En conséquence, cinq jours après le déplacement de l'apôtre, Ananie lui-même, à la tête de l'ensemble des autorités du Sanhédrin et du Temple, accourut à Césarée avec les projets les plus étranges concernant la situation de l'adversaire. Connaissant le pouvoir de son inexorable logique et la grandeur de la parole de l'ex-docteur de Tarse, les vieux rabbins se firent accompagner de Tertule, l'une des intelligences les plus remarquables qui aient coopérer au respectable collège.
Une fois le tribunal improvisé mis en place pour décider des faits, l'orateur du Sanhédrin eut le premier la parole, et formula de lourdes accusations contre le suspect. Il dessina sous de sombres aspects toutes les activités du christianisme et finit par demander au gouverneur de livrer l'accusé à ses frères de race afin d'être dûment jugé par eux-mêmes.

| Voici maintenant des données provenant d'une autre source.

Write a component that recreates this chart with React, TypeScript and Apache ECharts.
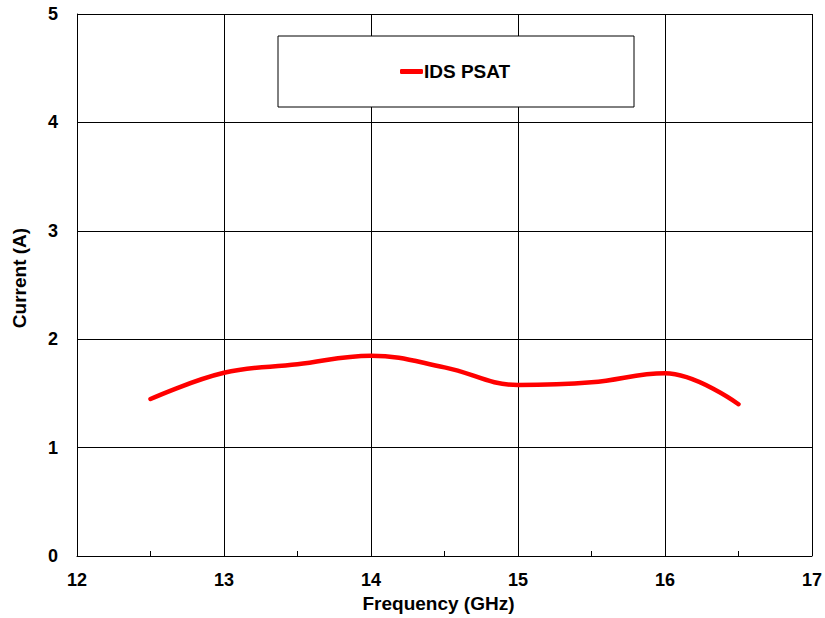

C'est alors que l'occasion de s'expliquer fut accordée à l'ex-rabbin. Paul se mit à parler avec une grande sérénité. Félix a immédiatement constaté ses dons intellectuels élevés, les beautés dialectiques qu'il évoquait et écouta ses arguments avec un rare intérêt. Les anciens de Jérusalem ne savaient pas cacher leur propre colère. S'ils l'avaient pu, ils auraient écartelé l'apôtre à cet instant même, telle était leur irritation qui contrastait avec la tranquillité transparente de l'oratoire et celle de l'orateur infortuné.
Embarrassé, le gouverneur eut du mal à prononcer un « verdict ». D'un côté, il y avait les anciens d'Israël dans une attitude presque colérique qui réclamaient les droits de la race ; de l'autre, il contemplait l'apôtre de l'Évangile, calme, imperturbable, Seigneur spirituel du sujet qui éclaircissait tous les points obscurs du procès singulier qui lui était fait avec sa parole élégante et réfléchie.
Reconnaissant l'extrême valeur de cet homme amaigri et vieilli dont les cheveux semblaient blanchis par des expériences pénibles et sacrées, le gouverneur Félix a modifié précipitamment ses premières impressions et a clôturé les travaux en ces termes :
Messieurs, je reconnais que le procès est plus grave que j'avais pu en juger à première vue. Aussi, je décide de reporter le jugement définitif jusqu'à ce que le tribun Claude Lysias ait été dûment entendu.